The British manufacturer also boasts about its aircraft being prototype-tested and ready for series production, unlike other eVTOLs that are still just concepts. Plus, it has the huge benefit of being compatible with existing infrastructure, and being similar to very light rotary and fixed-wing aircraft in terms of regulations. This means that it doesn’t need to struggle as hard to get official approval, or to wait for dedicated infrastructure to be built.

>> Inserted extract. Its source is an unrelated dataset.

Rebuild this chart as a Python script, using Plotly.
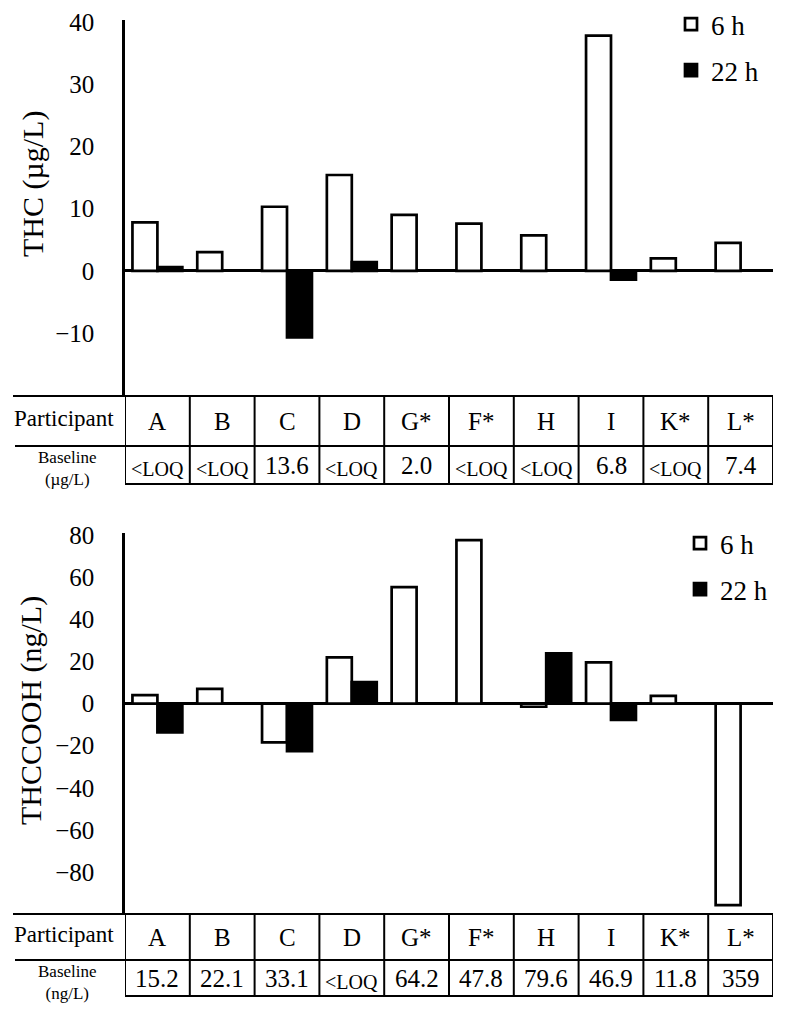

All of these benefits are owed to the four-wing design that was developed by Skyfly’s founder, the aeronautical engineer William Brooks. This makes Axe more efficient and even safer than rotor-only eVTOLs, while enjoying similar perks as fixed-wing airplanes. And, at $180,000, it’s considered to be affordable for the private aviation market.
These qualities were impressive enough to determine Edwin Brenninkmeyer, founder and CEO of Oriens Aviation, to become a Skyfly strategic investor. Also based in the UK, Oriens Aviation is an aircraft dealership and service center, while Brenninkmeyer is an experienced investor and pilot.
He plans to use his expertise in the field, including key U.S. investments, to get the Axe eVTOL to a top position on the market. A two-seater with a fully-electric range of 100 miles (161 km) the Axe by Skyfly could also become popular as an affordable fixed-wing/eVTOL trainer aircraft, due to its unique design.
Apparently, the manufacturer has already secured hundreds of orders for this personal aircraft, with deliveries scheduled to begin at the end of 2024. In the meantime, the series production aircraft will kick off flight tests this summer.